▶ [Exercise brief] Copy the records below word for word, from the first line through the line that contains "([yshift=-3pt]title2.south west) -- ([yshift=-3pt]title2.south", and leave out any pictures.

▶ [Exercise data]
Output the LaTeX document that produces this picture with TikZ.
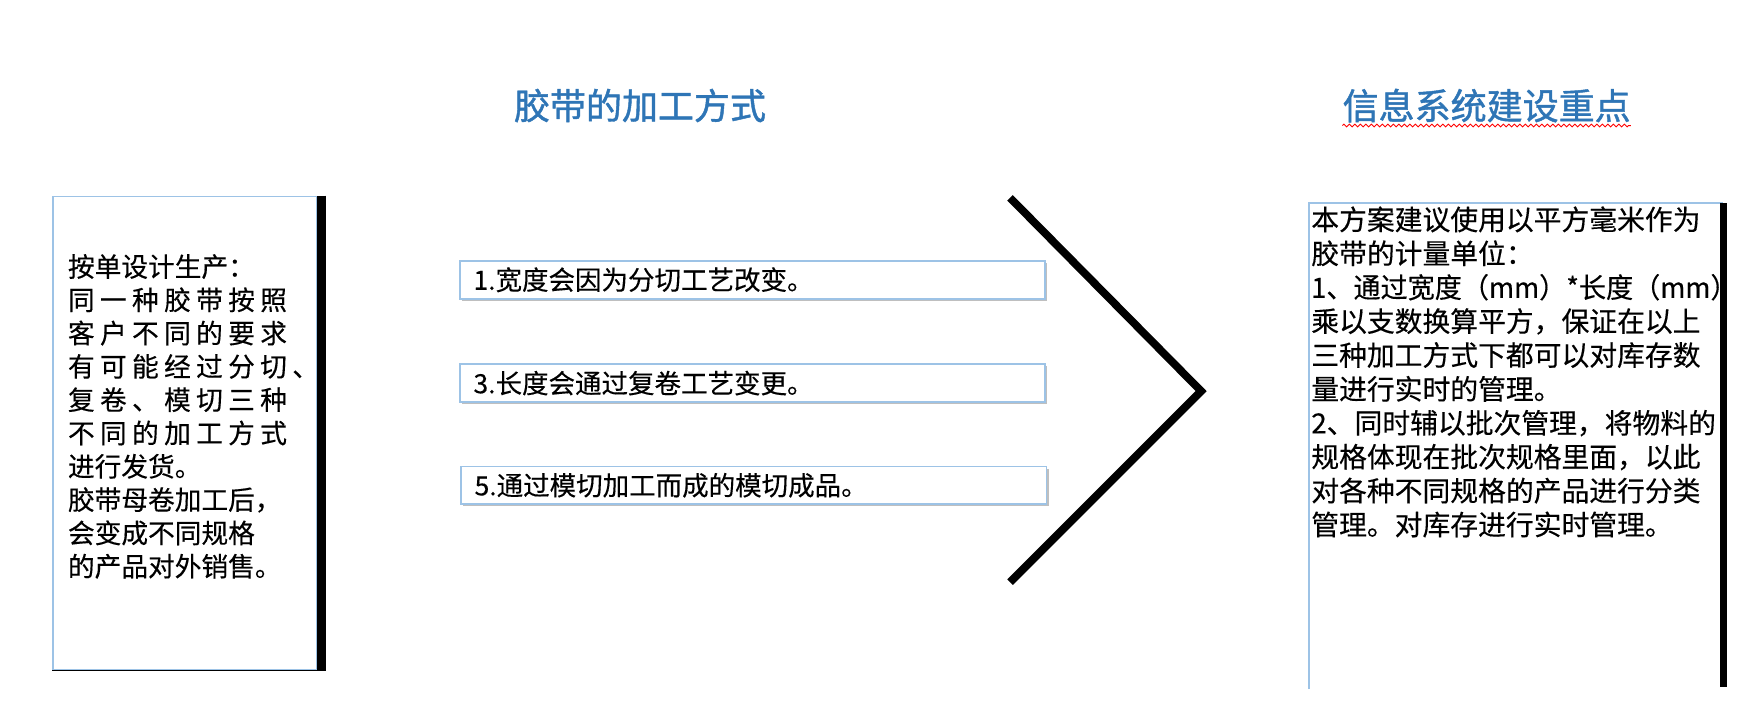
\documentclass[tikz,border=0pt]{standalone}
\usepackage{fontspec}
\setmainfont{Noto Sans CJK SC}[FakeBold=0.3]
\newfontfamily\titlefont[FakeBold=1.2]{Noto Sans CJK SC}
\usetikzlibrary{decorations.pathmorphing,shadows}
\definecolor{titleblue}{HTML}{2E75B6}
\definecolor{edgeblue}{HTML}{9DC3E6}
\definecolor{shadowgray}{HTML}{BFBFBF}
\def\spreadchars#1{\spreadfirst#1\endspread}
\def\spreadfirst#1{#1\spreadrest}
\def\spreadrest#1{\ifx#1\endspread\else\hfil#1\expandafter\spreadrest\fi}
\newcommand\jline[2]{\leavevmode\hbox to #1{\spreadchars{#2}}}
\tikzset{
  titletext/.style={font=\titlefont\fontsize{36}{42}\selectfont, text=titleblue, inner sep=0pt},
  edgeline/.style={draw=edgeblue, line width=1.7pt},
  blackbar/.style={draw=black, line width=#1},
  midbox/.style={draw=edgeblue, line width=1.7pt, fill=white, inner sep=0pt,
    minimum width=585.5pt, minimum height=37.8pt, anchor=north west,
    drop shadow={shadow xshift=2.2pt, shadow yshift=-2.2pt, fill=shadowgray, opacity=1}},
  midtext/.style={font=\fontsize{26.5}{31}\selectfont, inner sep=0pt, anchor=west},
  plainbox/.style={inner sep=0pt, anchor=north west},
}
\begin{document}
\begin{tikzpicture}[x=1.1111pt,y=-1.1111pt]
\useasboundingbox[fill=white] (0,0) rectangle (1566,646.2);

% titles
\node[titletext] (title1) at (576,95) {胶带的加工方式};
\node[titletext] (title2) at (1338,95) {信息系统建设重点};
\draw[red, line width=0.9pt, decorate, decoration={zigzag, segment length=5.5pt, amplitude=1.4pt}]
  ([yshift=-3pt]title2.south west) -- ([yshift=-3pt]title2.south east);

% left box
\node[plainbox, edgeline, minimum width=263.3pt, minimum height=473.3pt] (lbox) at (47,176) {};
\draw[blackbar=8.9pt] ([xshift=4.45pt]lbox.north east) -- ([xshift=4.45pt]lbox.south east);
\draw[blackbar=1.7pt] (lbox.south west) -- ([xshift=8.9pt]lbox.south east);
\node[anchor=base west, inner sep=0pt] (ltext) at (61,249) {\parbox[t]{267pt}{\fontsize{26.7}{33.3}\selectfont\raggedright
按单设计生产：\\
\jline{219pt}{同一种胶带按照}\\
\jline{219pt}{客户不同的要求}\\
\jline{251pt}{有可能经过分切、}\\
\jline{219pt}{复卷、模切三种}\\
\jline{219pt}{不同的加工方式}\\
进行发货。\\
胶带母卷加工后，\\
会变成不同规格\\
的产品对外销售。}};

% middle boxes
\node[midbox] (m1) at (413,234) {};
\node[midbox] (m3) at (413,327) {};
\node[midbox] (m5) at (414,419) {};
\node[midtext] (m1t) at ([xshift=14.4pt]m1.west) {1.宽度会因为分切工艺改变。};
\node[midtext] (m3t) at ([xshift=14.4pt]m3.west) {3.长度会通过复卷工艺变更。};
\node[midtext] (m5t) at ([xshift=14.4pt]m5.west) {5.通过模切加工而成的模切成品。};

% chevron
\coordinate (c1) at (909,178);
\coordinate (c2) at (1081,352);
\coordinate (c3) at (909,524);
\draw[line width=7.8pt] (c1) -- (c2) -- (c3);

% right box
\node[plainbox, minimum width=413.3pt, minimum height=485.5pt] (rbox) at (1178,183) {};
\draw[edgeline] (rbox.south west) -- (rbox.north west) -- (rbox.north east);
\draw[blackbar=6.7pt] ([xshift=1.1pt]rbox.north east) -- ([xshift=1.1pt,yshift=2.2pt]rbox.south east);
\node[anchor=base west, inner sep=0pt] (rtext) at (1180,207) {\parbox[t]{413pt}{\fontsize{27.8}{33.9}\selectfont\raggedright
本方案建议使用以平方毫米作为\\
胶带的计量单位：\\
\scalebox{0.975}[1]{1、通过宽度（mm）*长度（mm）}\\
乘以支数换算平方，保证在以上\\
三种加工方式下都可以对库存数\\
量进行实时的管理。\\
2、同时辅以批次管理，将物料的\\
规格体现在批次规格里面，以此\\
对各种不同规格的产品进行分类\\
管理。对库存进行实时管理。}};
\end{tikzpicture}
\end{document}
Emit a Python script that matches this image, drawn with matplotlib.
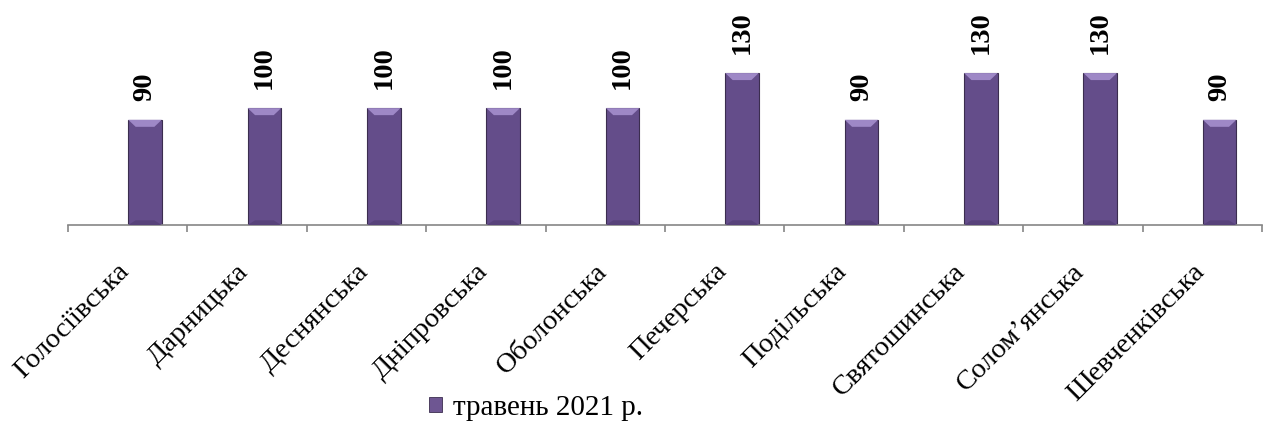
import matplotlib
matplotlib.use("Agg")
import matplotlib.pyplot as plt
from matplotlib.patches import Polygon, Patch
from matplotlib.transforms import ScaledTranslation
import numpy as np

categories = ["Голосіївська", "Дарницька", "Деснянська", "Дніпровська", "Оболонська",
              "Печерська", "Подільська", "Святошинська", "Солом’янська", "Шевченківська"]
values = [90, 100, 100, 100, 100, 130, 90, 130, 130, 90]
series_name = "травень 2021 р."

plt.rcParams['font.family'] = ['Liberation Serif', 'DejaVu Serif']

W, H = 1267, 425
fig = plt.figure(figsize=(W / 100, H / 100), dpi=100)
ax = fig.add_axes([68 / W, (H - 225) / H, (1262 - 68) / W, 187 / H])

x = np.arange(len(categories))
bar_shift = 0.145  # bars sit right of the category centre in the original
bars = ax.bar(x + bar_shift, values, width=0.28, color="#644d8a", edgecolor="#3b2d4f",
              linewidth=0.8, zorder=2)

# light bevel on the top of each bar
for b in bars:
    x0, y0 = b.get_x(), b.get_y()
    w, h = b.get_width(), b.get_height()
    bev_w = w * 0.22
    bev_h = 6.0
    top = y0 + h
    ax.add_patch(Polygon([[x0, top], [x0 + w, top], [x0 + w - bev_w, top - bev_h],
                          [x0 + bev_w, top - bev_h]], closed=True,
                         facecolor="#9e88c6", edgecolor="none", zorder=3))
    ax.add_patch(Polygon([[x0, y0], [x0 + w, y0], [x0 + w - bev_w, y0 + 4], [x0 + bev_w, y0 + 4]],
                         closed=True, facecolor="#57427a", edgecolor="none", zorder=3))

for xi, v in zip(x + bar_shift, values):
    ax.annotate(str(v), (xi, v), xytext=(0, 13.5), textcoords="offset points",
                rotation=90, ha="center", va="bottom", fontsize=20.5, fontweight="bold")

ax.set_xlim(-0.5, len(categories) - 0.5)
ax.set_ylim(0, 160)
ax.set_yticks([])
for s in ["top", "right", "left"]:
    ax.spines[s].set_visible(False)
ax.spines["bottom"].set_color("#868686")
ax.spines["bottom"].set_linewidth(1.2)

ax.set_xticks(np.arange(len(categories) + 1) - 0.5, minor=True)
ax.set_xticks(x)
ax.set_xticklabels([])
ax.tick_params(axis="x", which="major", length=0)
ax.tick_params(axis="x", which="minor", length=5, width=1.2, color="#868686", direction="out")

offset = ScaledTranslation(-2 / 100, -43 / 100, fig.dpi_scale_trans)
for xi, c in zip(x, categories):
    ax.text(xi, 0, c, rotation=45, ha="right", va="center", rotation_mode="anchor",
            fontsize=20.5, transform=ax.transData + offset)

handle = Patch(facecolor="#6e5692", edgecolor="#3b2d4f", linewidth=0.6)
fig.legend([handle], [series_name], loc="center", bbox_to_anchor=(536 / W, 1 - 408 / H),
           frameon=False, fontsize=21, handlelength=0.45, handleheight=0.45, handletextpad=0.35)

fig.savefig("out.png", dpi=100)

▶ [The response]
Output the LaTeX document that produces this picture with TikZ.
\documentclass[tikz,border=0pt]{standalone}
\usepackage{fontspec}
\setmainfont{Noto Sans CJK SC}[FakeBold=0.3]
\newfontfamily\titlefont[FakeBold=1.2]{Noto Sans CJK SC}
\usetikzlibrary{decorations.pathmorphing,shadows}
\definecolor{titleblue}{HTML}{2E75B6}
\definecolor{edgeblue}{HTML}{9DC3E6}
\definecolor{shadowgray}{HTML}{BFBFBF}
\def\spreadchars#1{\spreadfirst#1\endspread}
\def\spreadfirst#1{#1\spreadrest}
\def\spreadrest#1{\ifx#1\endspread\else\hfil#1\expandafter\spreadrest\fi}
\newcommand\jline[2]{\leavevmode\hbox to #1{\spreadchars{#2}}}
\tikzset{
  titletext/.style={font=\titlefont\fontsize{36}{42}\selectfont, text=titleblue, inner sep=0pt},
  edgeline/.style={draw=edgeblue, line width=1.7pt},
  blackbar/.style={draw=black, line width=#1},
  midbox/.style={draw=edgeblue, line width=1.7pt, fill=white, inner sep=0pt,
    minimum width=585.5pt, minimum height=37.8pt, anchor=north west,
    drop shadow={shadow xshift=2.2pt, shadow yshift=-2.2pt, fill=shadowgray, opacity=1}},
  midtext/.style={font=\fontsize{26.5}{31}\selectfont, inner sep=0pt, anchor=west},
  plainbox/.style={inner sep=0pt, anchor=north west},
}
\begin{document}
\begin{tikzpicture}[x=1.1111pt,y=-1.1111pt]
\useasboundingbox[fill=white] (0,0) rectangle (1566,646.2);

% titles
\node[titletext] (title1) at (576,95) {胶带的加工方式};
\node[titletext] (title2) at (1338,95) {信息系统建设重点};
\draw[red, line width=0.9pt, decorate, decoration={zigzag, segment length=5.5pt, amplitude=1.4pt}]
  ([yshift=-3pt]title2.south west) -- ([yshift=-3pt]title2.south east);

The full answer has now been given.